The day after an apparent split in Russia's ruling tandem over Libya, powerful Premier Vladimir Putin's spokesman said on Tuesday that President Dmitry Medvedev's statements were the country's "official position."
Putin - Medvedev's predecessor as president and widely seen as the senior partner in the ruling tandem - likened on Monday a UN Security Council resolution on the imposition of a no-fly zone over Libya to "medieval calls for crusades."
Russia - along with China - abstained in Thursday's UN vote on the crisis in the North African state.
Without directly naming Putin, Medvedev later told journalists that "I think we all need to be careful in our evaluations. In no way is it acceptable to use expressions that in essence lead to a clash of civilizations such as crusades and so forth -- this is unacceptable."
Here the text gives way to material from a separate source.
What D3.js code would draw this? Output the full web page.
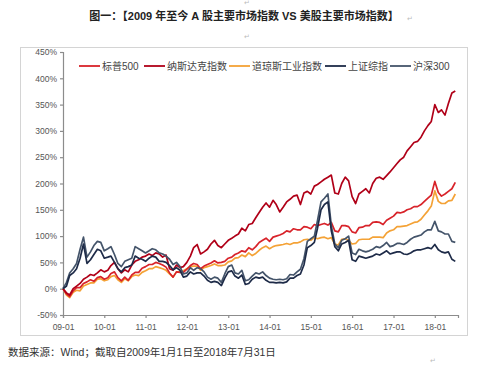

His comments caused an international and domestic stir and led to speculation of a rift in the power-sharing agreement between the president - generally seen as a modernizing, more Western-leaning reformer - and ex-KGB officer Putin.
But during a visit by Putin to the Slovenian capital of Ljubljana, the premier's spokesman stressed that the premier's assessment of the situation was merely his "own point of view."
"The announcement by the head of state is Russia's only official position, and one that everyone adheres to," Dmitry Peskov told journalists.
Russia sees presidential polls next year and there has so far been no word on who from the ruling tandem will run. Putin was constitutionally barred from running for a third straight term in 2008.
While there have been at least three previous incidences of Medvedev appearing to contradict or criticize Putin, Monday's comments by the president were the most high profile yet.
Libyan state television has reported that at least 60 civilians have so far been killed and over 150 wounded in airstrikes by the U.S., France and Britain on Libyan leader Muammar Gaddafi's military capability.